I’d have to shove this malignant object, and so I leaned down and initiated a pushing-like activity, ungracefully angled, ass out. The hassock started to move but not as though willing, with the carpet being no friend, fibrous and resistant. It was harder than I’d thought.

Maybe wondering what had become of me, in relation to his invitation to “come over,” Paul lifted his eyes from his prawn cocktail and took in the sight in front of him.

“Are you all right?” he asked.

Sensing something was going on, the others, Mal, John,

George, and Ringo at the head of the table, previously obscured, turned in their chairs toward me.

“I’m fine,” I grunted, in a manner which I hoped conveyed no sense of strain.
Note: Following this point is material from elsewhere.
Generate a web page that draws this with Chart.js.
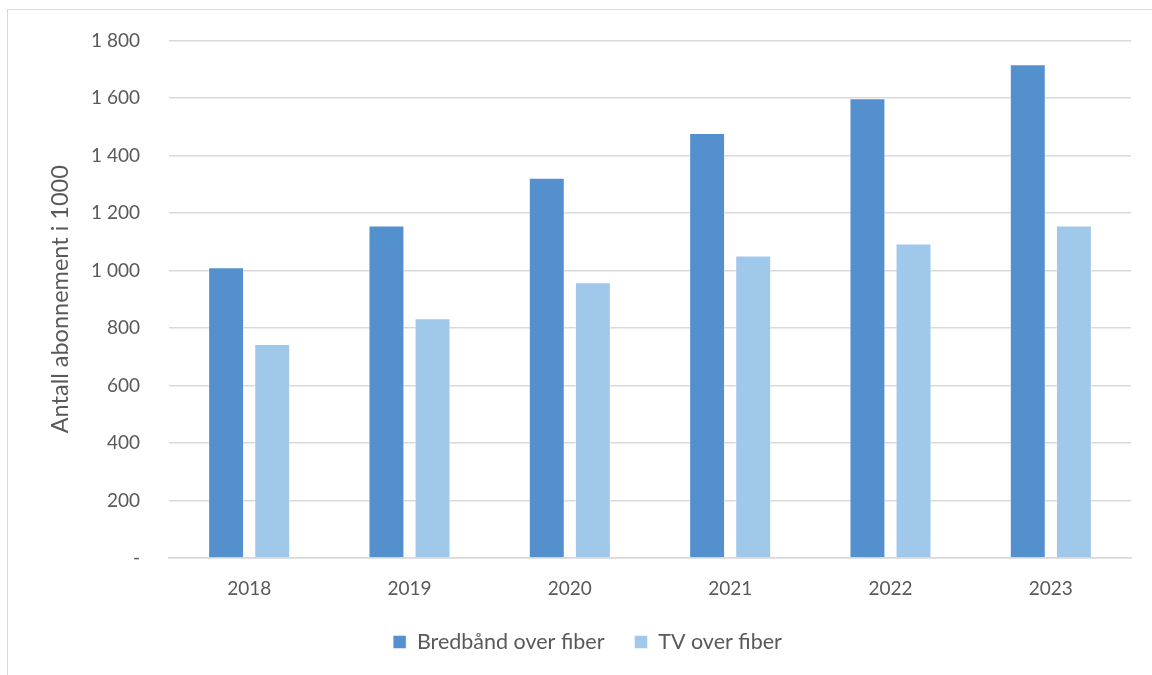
<!DOCTYPE html>
<html>
<head>
<meta charset="utf-8">
<script src="https://cdn.jsdelivr.net/npm/chart.js@4/dist/chart.umd.min.js"></script>
<style>
    html, body { margin: 0; padding: 0; background: #fff; overflow: hidden; }
    .frame { position: absolute; left: 7px; top: 9px; width: 1200px; height: 700px; border: 1px solid #d9d9d9; }
    .chart-wrapper { position: absolute; left: 0; top: 0; width: 1152px; height: 675px; }
</style>
</head>
<body>
<div class="frame"></div>
<div class="chart-wrapper"><canvas id="fiberChart"></canvas></div>
<script>
// Data
const years = ['2018', '2019', '2020', '2021', '2022', '2023'];
const bredbandValues = [1011, 1156, 1322, 1478, 1599, 1717];
const tvValues = [744, 834, 959, 1052, 1094, 1156];
const yTickLabels = ['-', '200', '400', '600', '800', '1 000', '1 200', '1 400', '1 600', '1 800'];

const fontFamily = 'Lato, "Noto Sans", sans-serif';
const textColor = '#595959';
const gridColor = '#d9d9d9';

// Nudge the legend so it's centred under the plot area like the original
const legendShift = {
    id: 'legendShift',
    afterLayout(chart) {
        if (chart.legend) {
            chart.legend.left += 22;
            chart.legend.right += 22;
        }
    }
};

const ctx = document.getElementById('fiberChart').getContext('2d');

new Chart(ctx, {
    type: 'bar',
    data: {
        labels: years,
        datasets: [{
            label: 'Bredbånd over fiber',
            data: bredbandValues,
            backgroundColor: '#5590ce',
            borderColor: 'rgba(255,255,255,0.5)',
            borderWidth: 1,
            barPercentage: 0.78,
            categoryPercentage: 0.575
        }, {
            label: 'TV over fiber',
            data: tvValues,
            backgroundColor: '#9fc8ea',
            borderColor: 'rgba(255,255,255,0.5)',
            borderWidth: 1,
            barPercentage: 0.78,
            categoryPercentage: 0.575
        }]
    },
    plugins: [legendShift],
    options: {
        responsive: true,
        maintainAspectRatio: false,
        animation: false,
        layout: { padding: { top: 38, right: 21, left: 0, bottom: 12.25 } },
        plugins: {
            legend: {
                position: 'bottom',
                labels: {
                    color: textColor,
                    font: { family: fontFamily, size: 21.5 },
                    boxWidth: 13,
                    boxHeight: 13,
                    padding: 30
                }
            },
            tooltip: { enabled: false }
        },
        scales: {
            y: {
                min: 0,
                max: 1800,
                afterFit: (scale) => { scale.width = 169; },
                ticks: {
                    stepSize: 200,
                    padding: 29,
                    color: textColor,
                    font: { family: fontFamily, size: 19 },
                    callback: (value) => yTickLabels[Math.round(value / 200)]
                },
                grid: { color: gridColor, lineWidth: 1.5, drawTicks: false },
                border: { display: false },
                title: {
                    display: true,
                    text: 'Antall abonnement i 1000',
                    color: textColor,
                    font: { family: fontFamily, size: 23.5 },
                    padding: { top: 46, bottom: 0 }
                }
            },
            x: {
                afterFit: (scale) => { scale.height = 43.25; },
                ticks: {
                    padding: 19.5,
                    color: textColor,
                    font: { family: fontFamily, size: 19 }
                },
                grid: { display: false, drawTicks: false },
                border: { display: true, color: gridColor, width: 1.5 }
            }
        }
    }
});
</script>
</body>
</html>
Mal started to rise to give me a hand.

“No, don’t get up!” I heard myself shout. “It’s no problem.”

With a final muscle-tensing effort, I maneuvered the hassock the last half dozen feet and slammed it into a space between Mal and George.

“There, I’ve done it.”

Those at the table, including the four most famous people in the world, had stopped eating and were staring at me.

I stood back and smiled as though what had just occurred had been, for me anyway, a pleasant, familiar experience.

I started to sit down and it was at this point that I realized a hassock’s original purpose was to rest weary legs after a long day and consequently it was lower in height than a regular chair and so I’d be sitting somewhat lower than the four most famous people in the world.

My chin was at table level as I wiped the sweat offmy forehead, looked up at The Beatles, and said, “I really like the record.”

What they saw was some white tablecloth and a disembodied, flushed, moist head which had just spoken to them.

I waited for the discussion to begin.

There was silence until George, courteous by nature, asked, in a slightly concerned voice, “Would you like some water?”